__Requirement__: Begin with the line that contains "Rebuild this chart", end with the line that contains "Chart.register(...registerables);", and extract exactly that stretch of lines.

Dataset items
------------------------------

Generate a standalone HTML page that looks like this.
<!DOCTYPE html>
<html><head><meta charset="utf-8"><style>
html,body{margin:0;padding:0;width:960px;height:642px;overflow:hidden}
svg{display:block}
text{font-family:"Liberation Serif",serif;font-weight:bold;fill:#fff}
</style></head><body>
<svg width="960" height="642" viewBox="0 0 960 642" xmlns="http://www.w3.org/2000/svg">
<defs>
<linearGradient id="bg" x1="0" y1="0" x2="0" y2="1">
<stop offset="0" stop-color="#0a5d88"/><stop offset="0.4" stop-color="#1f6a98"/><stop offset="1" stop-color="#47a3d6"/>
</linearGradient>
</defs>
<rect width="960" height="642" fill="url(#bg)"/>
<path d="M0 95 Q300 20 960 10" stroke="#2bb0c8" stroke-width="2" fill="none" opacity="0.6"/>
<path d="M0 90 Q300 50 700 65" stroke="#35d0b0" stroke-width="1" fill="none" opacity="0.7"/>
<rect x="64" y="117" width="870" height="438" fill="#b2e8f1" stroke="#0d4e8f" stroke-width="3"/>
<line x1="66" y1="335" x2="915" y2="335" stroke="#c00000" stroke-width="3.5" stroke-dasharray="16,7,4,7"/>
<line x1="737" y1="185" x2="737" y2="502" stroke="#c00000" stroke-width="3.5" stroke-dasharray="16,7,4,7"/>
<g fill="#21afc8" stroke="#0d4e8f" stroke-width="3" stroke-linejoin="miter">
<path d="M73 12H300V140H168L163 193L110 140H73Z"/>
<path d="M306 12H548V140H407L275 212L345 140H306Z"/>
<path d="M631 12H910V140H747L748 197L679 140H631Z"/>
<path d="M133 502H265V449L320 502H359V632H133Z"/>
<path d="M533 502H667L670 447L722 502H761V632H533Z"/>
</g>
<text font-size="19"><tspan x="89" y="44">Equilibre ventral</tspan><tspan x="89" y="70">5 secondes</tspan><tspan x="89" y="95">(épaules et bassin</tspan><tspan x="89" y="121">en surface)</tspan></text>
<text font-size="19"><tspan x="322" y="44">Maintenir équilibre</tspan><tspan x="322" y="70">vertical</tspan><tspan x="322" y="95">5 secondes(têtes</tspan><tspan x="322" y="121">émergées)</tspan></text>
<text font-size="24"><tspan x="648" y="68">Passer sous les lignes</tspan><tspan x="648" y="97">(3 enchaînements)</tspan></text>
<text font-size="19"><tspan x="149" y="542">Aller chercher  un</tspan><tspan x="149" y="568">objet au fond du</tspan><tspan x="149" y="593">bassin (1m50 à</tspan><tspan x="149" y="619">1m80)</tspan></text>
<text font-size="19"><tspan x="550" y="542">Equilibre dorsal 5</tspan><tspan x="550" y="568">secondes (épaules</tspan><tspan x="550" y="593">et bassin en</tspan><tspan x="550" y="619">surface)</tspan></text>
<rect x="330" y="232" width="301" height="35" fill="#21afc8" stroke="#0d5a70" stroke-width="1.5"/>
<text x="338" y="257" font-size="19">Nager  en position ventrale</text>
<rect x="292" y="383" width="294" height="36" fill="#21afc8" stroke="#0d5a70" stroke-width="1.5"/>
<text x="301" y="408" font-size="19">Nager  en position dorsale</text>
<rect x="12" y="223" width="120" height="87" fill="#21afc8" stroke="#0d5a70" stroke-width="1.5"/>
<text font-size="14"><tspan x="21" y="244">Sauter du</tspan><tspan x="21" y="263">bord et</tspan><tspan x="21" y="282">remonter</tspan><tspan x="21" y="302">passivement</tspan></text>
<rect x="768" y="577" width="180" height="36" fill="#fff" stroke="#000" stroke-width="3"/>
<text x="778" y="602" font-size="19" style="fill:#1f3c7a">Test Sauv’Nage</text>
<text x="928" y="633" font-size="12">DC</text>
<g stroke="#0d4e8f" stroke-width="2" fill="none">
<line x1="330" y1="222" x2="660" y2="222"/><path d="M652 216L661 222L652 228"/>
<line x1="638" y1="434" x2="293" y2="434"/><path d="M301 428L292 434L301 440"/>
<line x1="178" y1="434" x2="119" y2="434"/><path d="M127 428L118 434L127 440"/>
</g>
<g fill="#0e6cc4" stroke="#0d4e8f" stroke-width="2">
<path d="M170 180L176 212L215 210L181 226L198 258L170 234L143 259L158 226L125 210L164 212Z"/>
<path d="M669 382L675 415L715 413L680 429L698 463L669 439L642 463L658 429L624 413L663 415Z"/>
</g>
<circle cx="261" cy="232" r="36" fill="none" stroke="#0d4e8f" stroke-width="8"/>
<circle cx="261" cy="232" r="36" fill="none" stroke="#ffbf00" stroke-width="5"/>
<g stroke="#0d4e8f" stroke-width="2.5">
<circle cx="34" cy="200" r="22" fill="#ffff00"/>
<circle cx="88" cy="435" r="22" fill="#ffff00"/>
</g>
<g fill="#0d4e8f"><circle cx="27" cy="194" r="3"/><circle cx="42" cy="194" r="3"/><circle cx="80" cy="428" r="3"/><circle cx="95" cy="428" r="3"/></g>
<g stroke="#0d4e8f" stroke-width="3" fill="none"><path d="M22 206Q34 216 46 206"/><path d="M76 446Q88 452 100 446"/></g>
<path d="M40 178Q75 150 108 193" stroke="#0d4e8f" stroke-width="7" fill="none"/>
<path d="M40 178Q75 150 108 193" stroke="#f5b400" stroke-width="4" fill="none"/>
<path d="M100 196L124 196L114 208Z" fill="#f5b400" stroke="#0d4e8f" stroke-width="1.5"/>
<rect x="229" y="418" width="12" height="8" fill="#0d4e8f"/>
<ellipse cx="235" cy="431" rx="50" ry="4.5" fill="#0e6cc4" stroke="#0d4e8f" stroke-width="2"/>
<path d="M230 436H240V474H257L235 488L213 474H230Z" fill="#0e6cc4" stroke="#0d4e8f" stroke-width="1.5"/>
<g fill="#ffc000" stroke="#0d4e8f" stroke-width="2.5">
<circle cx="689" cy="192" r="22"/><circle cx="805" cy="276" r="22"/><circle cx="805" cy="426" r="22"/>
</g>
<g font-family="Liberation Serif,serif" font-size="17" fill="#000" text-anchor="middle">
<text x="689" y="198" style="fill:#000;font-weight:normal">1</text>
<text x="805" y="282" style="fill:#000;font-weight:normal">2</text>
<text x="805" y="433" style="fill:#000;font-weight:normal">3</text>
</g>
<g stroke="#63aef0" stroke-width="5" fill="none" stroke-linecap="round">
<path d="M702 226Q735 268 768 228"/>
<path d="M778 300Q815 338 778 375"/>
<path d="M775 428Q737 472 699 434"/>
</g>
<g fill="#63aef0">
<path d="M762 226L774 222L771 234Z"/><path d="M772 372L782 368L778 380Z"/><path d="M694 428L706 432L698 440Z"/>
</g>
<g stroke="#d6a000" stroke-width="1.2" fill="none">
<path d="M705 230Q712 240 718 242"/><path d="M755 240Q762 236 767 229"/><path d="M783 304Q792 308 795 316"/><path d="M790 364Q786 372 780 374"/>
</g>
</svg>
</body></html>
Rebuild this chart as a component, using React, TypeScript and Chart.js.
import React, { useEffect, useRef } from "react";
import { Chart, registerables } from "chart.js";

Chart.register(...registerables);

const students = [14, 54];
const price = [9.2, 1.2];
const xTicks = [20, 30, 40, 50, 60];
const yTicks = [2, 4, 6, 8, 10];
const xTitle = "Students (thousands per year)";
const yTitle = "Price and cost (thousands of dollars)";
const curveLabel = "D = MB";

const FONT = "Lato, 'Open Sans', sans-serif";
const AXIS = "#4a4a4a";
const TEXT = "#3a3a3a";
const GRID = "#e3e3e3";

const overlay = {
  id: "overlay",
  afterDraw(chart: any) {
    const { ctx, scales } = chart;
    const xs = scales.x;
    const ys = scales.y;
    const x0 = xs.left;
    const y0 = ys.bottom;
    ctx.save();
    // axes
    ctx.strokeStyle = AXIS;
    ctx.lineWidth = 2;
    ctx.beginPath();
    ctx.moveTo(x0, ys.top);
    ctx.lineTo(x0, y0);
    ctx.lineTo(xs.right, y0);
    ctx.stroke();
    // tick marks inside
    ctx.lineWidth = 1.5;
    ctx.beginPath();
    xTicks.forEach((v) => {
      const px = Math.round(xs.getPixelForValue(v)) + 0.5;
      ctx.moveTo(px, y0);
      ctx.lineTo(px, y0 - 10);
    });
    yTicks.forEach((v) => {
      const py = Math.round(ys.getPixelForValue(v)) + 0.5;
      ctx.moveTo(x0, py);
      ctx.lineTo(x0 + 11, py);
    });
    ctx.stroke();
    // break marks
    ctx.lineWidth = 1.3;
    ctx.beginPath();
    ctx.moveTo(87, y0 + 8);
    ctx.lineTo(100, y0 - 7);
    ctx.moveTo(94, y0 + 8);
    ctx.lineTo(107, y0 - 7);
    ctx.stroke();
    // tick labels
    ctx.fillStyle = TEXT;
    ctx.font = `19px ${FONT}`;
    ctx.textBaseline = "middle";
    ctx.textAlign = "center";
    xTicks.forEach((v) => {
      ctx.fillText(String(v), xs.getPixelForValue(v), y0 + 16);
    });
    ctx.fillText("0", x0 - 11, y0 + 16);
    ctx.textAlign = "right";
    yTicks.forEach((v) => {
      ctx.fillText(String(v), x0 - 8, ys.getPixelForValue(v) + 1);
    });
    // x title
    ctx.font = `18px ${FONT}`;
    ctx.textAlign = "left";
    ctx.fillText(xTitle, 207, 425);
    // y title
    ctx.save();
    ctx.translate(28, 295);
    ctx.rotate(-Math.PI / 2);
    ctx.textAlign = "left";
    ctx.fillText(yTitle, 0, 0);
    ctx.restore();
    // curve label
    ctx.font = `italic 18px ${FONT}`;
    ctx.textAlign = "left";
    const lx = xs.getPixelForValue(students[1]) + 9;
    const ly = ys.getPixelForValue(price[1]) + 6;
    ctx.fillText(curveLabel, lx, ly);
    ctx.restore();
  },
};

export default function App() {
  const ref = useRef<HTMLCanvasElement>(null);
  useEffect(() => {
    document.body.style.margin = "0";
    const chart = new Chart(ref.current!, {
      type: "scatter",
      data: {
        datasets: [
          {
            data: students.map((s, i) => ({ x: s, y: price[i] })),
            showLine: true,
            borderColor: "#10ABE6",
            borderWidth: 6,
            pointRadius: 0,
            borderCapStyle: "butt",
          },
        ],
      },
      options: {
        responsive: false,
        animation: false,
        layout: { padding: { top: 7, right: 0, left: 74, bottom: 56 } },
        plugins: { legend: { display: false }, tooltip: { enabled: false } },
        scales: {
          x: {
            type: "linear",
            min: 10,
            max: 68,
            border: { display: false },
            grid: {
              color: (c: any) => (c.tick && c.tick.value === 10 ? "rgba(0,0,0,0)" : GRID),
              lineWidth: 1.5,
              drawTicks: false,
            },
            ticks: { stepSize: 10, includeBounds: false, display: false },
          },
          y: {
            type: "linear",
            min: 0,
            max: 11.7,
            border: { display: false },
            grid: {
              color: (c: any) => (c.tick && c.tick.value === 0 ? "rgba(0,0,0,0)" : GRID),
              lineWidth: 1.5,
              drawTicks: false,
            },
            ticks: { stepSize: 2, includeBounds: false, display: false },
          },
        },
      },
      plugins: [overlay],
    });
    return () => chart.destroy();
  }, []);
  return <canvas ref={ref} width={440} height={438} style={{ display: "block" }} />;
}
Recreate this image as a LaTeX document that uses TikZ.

------------------------------

__Written response__:
Rebuild this chart as a component, using React, TypeScript and Chart.js.
import React, { useEffect, useRef } from "react";
import { Chart, registerables } from "chart.js";

Chart.register(...registerables);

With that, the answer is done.